§ Dataset extract
— START —
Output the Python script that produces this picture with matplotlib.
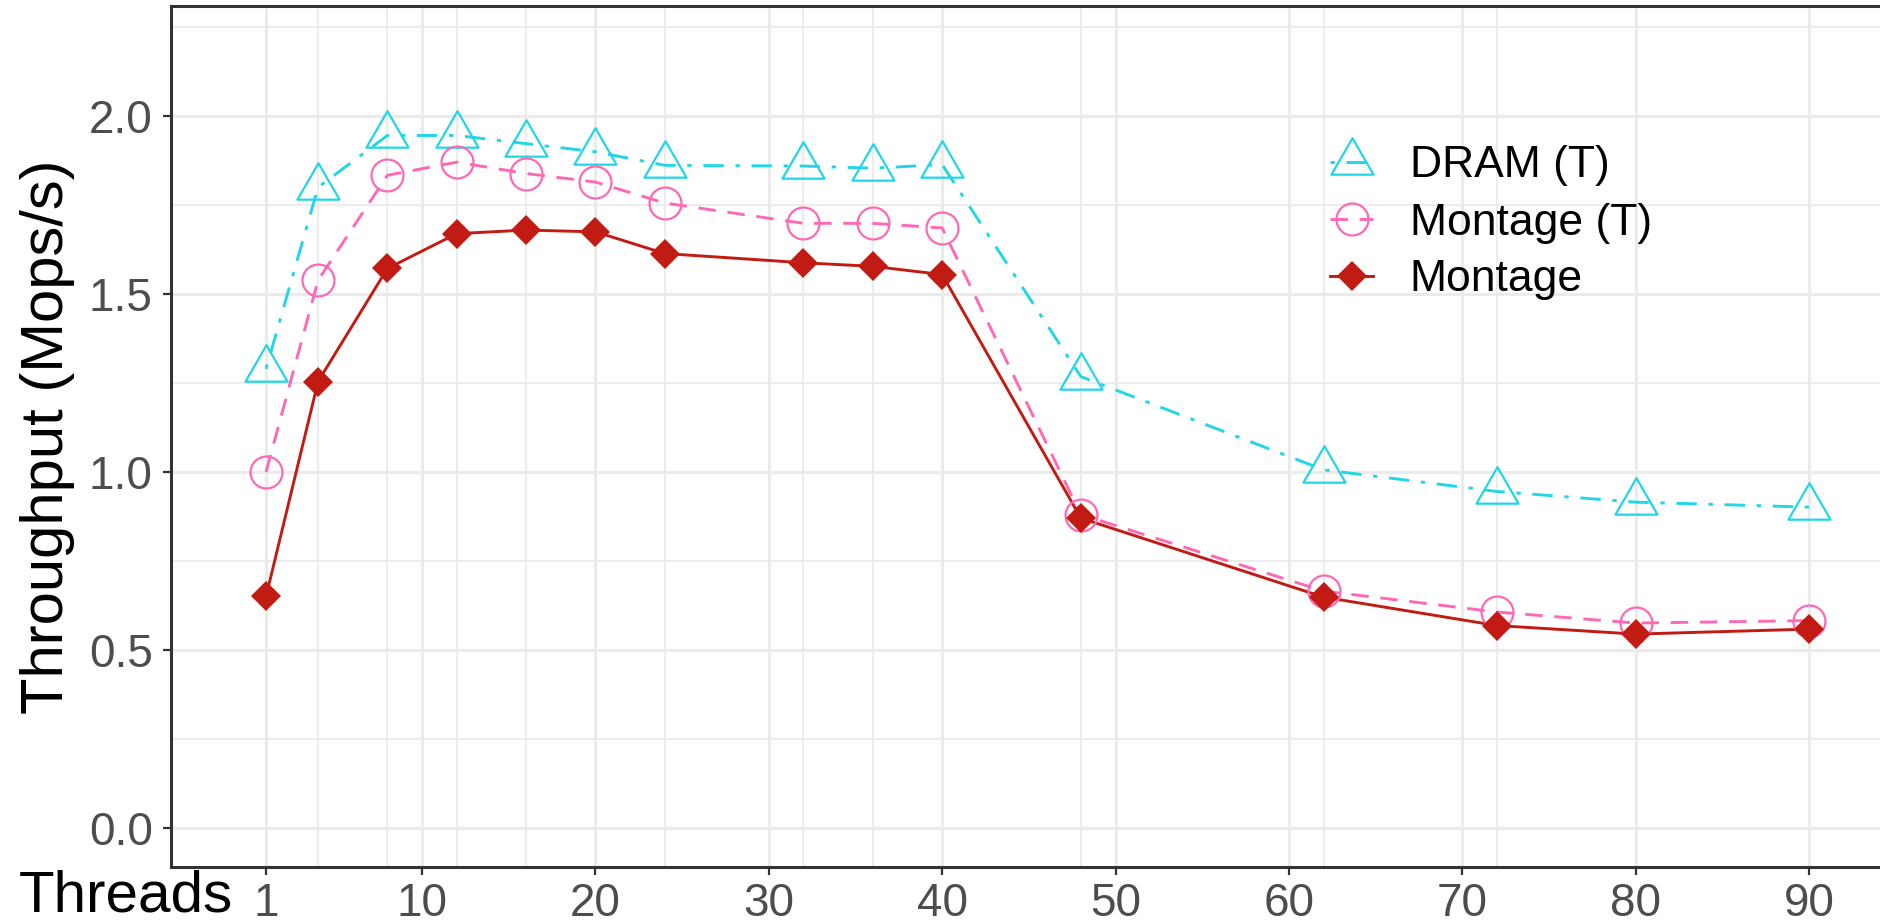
import matplotlib
matplotlib.use("Agg")
import matplotlib.pyplot as plt
from matplotlib.path import Path

plt.rcParams['font.family'] = ['Liberation Sans', 'DejaVu Sans']

threads = [1, 4, 8, 12, 16, 20, 24, 32, 36, 40, 48, 62, 72, 80, 90]
dram_t = [1.29, 1.80, 1.946, 1.946, 1.923, 1.90, 1.862, 1.86, 1.854, 1.864,
          1.268, 1.006, 0.945, 0.915, 0.901]
montage_t = [1.00, 1.539, 1.834, 1.871, 1.839, 1.815, 1.756, 1.699, 1.699, 1.686,
             0.88, 0.665, 0.606, 0.575, 0.582]
montage = [0.65, 1.254, 1.572, 1.67, 1.68, 1.675, 1.614, 1.588, 1.578, 1.555,
           0.87, 0.648, 0.568, 0.544, 0.558]
series_names = ["DRAM (T)", "Montage (T)", "Montage"]
x_breaks = [1, 10, 20, 30, 40, 50, 60, 70, 80, 90]
y_breaks = [0.0, 0.5, 1.0, 1.5, 2.0]
y_minor = [0.25, 0.75, 1.25, 1.75, 2.25]

cyan = "#22D6E6"
pink = "#FF69B4"
red = "#C21B13"

# equilateral triangle centred on its centroid (ggplot shape 2)
tri = Path([(0, 0.577), (-0.5, -0.289), (0.5, -0.289), (0, 0.577)],
           [Path.MOVETO, Path.LINETO, Path.LINETO, Path.CLOSEPOLY])

fig = plt.figure(figsize=(18.8, 9.24), dpi=100)
ax = fig.add_axes([170.7 / 1880, 57.3 / 924, (1887 - 170.7) / 1880, 918 / 924 - 57.3 / 924])

styles = [
    dict(color=cyan, dashes=(1.5, 4, 7, 4), marker=tri, ms=35, mfc="none", mec=cyan, mew=1.6),
    dict(color=pink, dashes=(6, 4), marker="o", ms=23, mfc="none", mec=pink, mew=1.6),
    dict(color=red, linestyle="-", marker="D", ms=15, mfc=red, mec=red, mew=0),
]
data = [dram_t, montage_t, montage]

# lines first, then points, like ggplot layers
for vals, st in zip(data, styles):
    ls = {k: v for k, v in st.items() if k in ("color", "dashes", "linestyle")}
    ax.plot(threads, vals, lw=2.1, zorder=2, **ls)
for vals, st in zip(data, styles):
    ax.plot(threads, vals, linestyle="none", marker=st["marker"], ms=st["ms"],
            mfc=st["mfc"], mec=st["mec"], mew=st["mew"], zorder=3)

# legend handles
handles = []
for name, st in zip(series_names, styles):
    h, = ax.plot([], [], lw=2.1, label=name, **st)
    handles.append(h)
leg = fig.legend(handles=handles, loc="upper left",
                 bbox_to_anchor=(1330 / 1880, (924 - 145.5) / 924),
                 frameon=False, fontsize=32, handlelength=0.97, handletextpad=0.82,
                 labelspacing=0.36, borderpad=0, borderaxespad=0, numpoints=1)

ax.set_xlim(-4.5, 94.5)
ax.set_ylim(-0.11, 2.31)
ax.set_xticks(x_breaks)
ax.set_xticklabels([str(v) for v in x_breaks])
ax.set_xticks([t for t in threads if t not in x_breaks], minor=True)
ax.set_yticks(y_breaks)
ax.set_yticklabels(["%.1f" % v for v in y_breaks])
ax.set_yticks(y_minor, minor=True)

ax.grid(which="major", color="#EBEBEB", lw=2.2, zorder=0)
ax.grid(which="minor", color="#EBEBEB", lw=1.3, zorder=0)
ax.set_axisbelow(True)

ax.tick_params(which="major", length=6, width=1.6, color="#333333",
               labelsize=33, labelcolor="#4D4D4D")
ax.tick_params(axis="x", which="major", pad=5)
ax.tick_params(axis="y", which="major", pad=7)
ax.tick_params(which="minor", length=0)

for s in ax.spines.values():
    s.set_color("#333333")
    s.set_linewidth(2.2)

ax.set_ylabel("Throughput (Mops/s)", fontsize=43, color="black", labelpad=10)
fig.text(233 / 1880, 0.5 / 924, "Threads", fontsize=42, ha="right", va="bottom", color="black")

fig.savefig("out.png", dpi=100)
— END —
§ Task requirements
Write out an exact copy of the listing, first line through the line containing "plt.rcParams['font.family'] = ['Liberation", with the pictures left out.

§ Response
Output the Python script that produces this picture with matplotlib.
import matplotlib
matplotlib.use("Agg")
import matplotlib.pyplot as plt
from matplotlib.path import Path

plt.rcParams['font.family'] = ['Liberation Sans', 'DejaVu Sans']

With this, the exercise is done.